Exactly the lines from the first line of the records to the line holding "(0,0) rectangle (505,1182);" should be duplicated, and nothing more; pictures stay out.

── Data excerpts

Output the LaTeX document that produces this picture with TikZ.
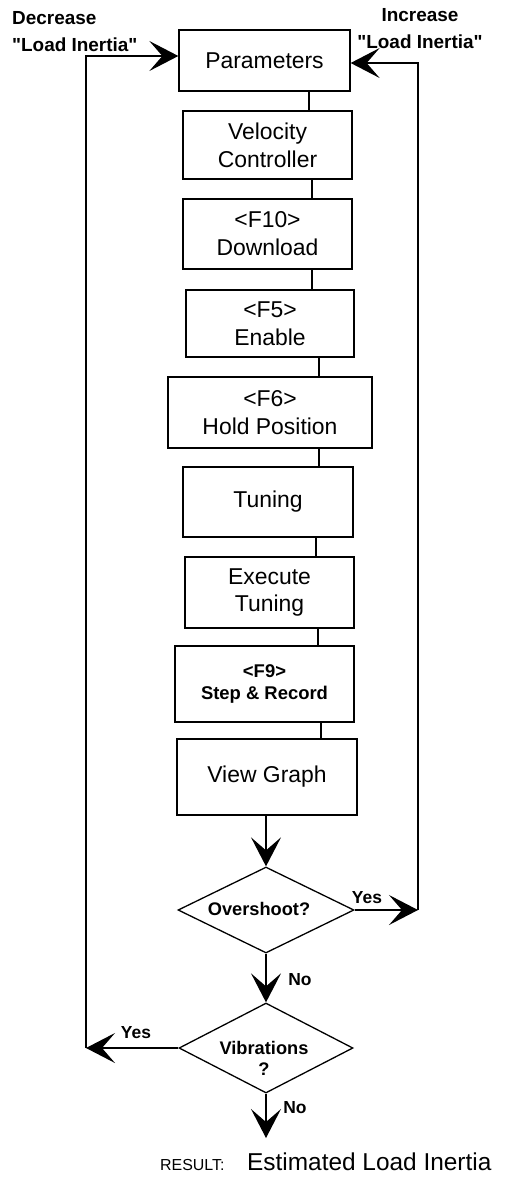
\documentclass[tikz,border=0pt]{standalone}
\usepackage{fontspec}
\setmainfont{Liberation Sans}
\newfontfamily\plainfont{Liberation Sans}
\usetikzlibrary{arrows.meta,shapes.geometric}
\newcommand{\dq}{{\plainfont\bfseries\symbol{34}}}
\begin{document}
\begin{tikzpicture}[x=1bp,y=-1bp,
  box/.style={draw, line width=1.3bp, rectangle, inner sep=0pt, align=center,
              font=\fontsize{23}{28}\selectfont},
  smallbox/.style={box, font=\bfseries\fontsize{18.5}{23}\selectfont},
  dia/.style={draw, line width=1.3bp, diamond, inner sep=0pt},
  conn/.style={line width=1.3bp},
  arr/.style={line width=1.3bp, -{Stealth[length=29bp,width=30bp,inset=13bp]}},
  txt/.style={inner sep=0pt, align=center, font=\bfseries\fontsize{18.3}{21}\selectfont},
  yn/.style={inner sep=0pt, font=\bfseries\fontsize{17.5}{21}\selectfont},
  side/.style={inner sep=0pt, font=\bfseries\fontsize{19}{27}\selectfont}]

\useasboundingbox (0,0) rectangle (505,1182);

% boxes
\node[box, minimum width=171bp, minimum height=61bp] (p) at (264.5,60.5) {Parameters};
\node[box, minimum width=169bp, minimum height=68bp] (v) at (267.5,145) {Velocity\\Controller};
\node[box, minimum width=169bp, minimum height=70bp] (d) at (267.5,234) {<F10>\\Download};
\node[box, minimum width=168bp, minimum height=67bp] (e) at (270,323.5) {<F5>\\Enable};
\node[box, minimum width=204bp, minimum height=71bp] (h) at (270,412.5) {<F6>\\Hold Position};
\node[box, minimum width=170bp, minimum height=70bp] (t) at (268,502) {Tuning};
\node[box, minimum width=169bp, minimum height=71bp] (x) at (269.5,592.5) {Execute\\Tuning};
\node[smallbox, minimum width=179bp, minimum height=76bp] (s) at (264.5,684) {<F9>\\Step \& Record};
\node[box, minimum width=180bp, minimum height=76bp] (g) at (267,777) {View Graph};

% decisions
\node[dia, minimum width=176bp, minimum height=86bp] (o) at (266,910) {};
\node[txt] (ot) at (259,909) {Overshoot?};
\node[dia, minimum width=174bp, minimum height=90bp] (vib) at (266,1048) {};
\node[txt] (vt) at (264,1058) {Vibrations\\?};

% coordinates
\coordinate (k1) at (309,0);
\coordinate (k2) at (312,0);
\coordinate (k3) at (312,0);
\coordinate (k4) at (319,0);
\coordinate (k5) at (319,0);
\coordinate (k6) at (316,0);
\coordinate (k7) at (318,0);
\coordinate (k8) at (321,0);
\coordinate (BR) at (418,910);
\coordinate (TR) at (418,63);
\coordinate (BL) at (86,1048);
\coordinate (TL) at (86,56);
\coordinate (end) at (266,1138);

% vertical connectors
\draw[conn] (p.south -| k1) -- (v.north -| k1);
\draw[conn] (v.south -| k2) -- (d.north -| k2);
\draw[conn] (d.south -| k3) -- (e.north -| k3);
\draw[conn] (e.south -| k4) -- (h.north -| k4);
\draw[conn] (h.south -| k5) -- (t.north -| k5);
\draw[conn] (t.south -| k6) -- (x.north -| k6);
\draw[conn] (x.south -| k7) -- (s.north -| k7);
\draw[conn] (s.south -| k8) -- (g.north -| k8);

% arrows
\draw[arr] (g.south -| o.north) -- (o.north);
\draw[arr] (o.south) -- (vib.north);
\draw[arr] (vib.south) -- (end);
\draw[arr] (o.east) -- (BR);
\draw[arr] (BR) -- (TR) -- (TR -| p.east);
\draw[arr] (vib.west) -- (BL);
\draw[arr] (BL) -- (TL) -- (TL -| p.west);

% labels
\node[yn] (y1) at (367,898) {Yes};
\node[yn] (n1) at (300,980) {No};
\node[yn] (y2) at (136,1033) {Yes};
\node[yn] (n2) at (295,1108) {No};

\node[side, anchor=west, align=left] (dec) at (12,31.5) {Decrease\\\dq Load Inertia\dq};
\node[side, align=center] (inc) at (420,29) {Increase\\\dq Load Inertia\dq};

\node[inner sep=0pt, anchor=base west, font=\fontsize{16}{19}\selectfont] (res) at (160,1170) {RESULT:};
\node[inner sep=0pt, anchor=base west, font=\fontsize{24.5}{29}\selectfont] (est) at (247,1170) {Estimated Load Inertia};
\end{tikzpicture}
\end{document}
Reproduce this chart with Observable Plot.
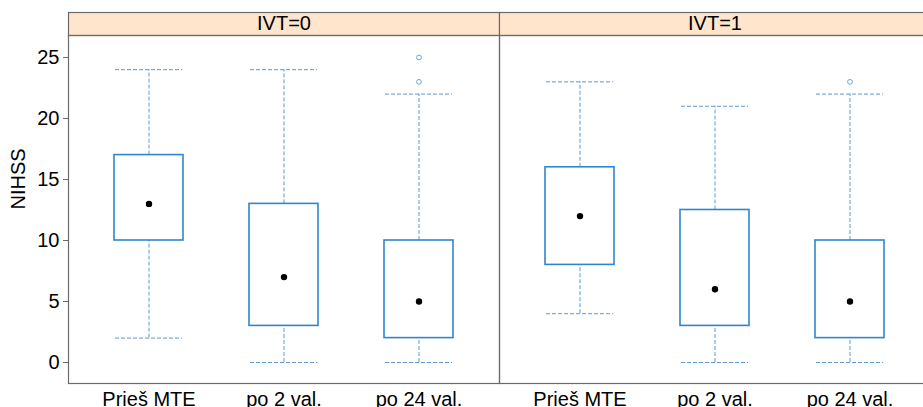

────

**Answer for the task**
Output the LaTeX document that produces this picture with TikZ.
\documentclass[tikz,border=0pt]{standalone}
\usepackage{fontspec}
\setmainfont{Liberation Sans}
\newfontfamily\plainfont{Liberation Sans}
\usetikzlibrary{arrows.meta,shapes.geometric}
\newcommand{\dq}{{\plainfont\bfseries\symbol{34}}}
\begin{document}
\begin{tikzpicture}[x=1bp,y=-1bp,
  box/.style={draw, line width=1.3bp, rectangle, inner sep=0pt, align=center,
              font=\fontsize{23}{28}\selectfont},
  smallbox/.style={box, font=\bfseries\fontsize{18.5}{23}\selectfont},
  dia/.style={draw, line width=1.3bp, diamond, inner sep=0pt},
  conn/.style={line width=1.3bp},
  arr/.style={line width=1.3bp, -{Stealth[length=29bp,width=30bp,inset=13bp]}},
  txt/.style={inner sep=0pt, align=center, font=\bfseries\fontsize{18.3}{21}\selectfont},
  yn/.style={inner sep=0pt, font=\bfseries\fontsize{17.5}{21}\selectfont},
  side/.style={inner sep=0pt, font=\bfseries\fontsize{19}{27}\selectfont}]

\useasboundingbox (0,0) rectangle (505,1182);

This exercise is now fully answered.